Leider war dann aber der Redakteur der Betriebszeitung so eingeschüchtert, dass er jede weitere Veröffentlichung von Zirkelarbeiten ablehnte. Ehrlich muss ich gestehen, dass es auch Arbeiten gab, an denen fachlich nichts auszusetzen war, bei denen ich aber, um meine Freunde zu schützen und vor Ungemach zu bewahren, vom bloßen Versuch einer Veröffentlichung abriet. Ganz anders sah das bei öffentlichen Lesungen aus. Da wurde alles gelesen und es gab danach auch nie irgendwelche Repressalien. Unsere Zuhörer waren weitaus toleranter als die Genossen von der Kreisleitung.

Wenn ich mich zuletzt den auch vorhandenen negativen Ein- bzw. Auswirkungen der volkskünstlerischen Betätigung gewidmet habe, war dies neben den überwiegend positiven Ergebnissen der Entwicklung der Volkskunst in der DDR eben auch deren Schattenseiten geschuldet. Heute hat die Volkskunst keine Schattenseiten, weil es keine Volkskunstbewegung mehr gibt. In Zeiten, in denen sogar der offizielle Kulturbetrieb und die professionelle Kunstszene um ihr Überleben kämpfen, ist eine Unterstützung von Volkskünstlern tatsächlich unmöglich geworden. Alles muss sich rechnen und die Persönlichkeitsbildung durch die schöpferische Auseinandersetzung mit der Kunst ist und bleibt Privatsache. Für die echte Volkskunst, für die Möglichkeit jedes Bürgers, sich und seine künstlerischen Fähigkeiten auszuprobieren, ohne die Absicht, jemals daraus Kapital zu schlagen, fehlt im Kapitalismus jede Voraussetzung. Es zählt nur der eigene Geldbeutel.

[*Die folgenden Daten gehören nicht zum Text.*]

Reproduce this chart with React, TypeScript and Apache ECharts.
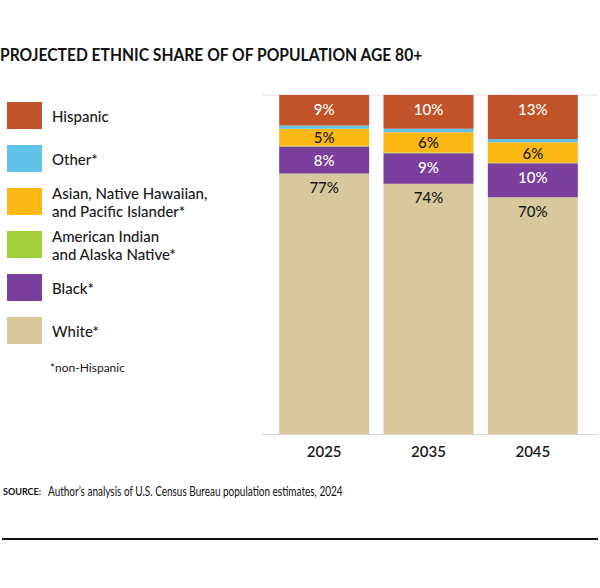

Selbst wenn die ehemals tragenden Betriebe noch existieren sollten - es blieb ja wenig genug übrig nach dem Kahlschlag im Osten - haben diese keine Mittel für die Förderung solch „brotloser" Kunst.

Die vom Staat ermöglichten Abschreibungen für Werbung und Sponsoring fließen an werbewirksam Künstlerpersönlichkeiten, an Spitzensportler und -sportclubs. Mit der Volkskunst kann niemand werben. Unter diesen Umständen hat sie keine Chance. So besetzt die Volkskunst im besten Falle eine Nische in der Gesellschaft, eine Massenbewegung wird sie nie wieder werden.

Oder gibt es dafür zukünftig doch noch eine Chance?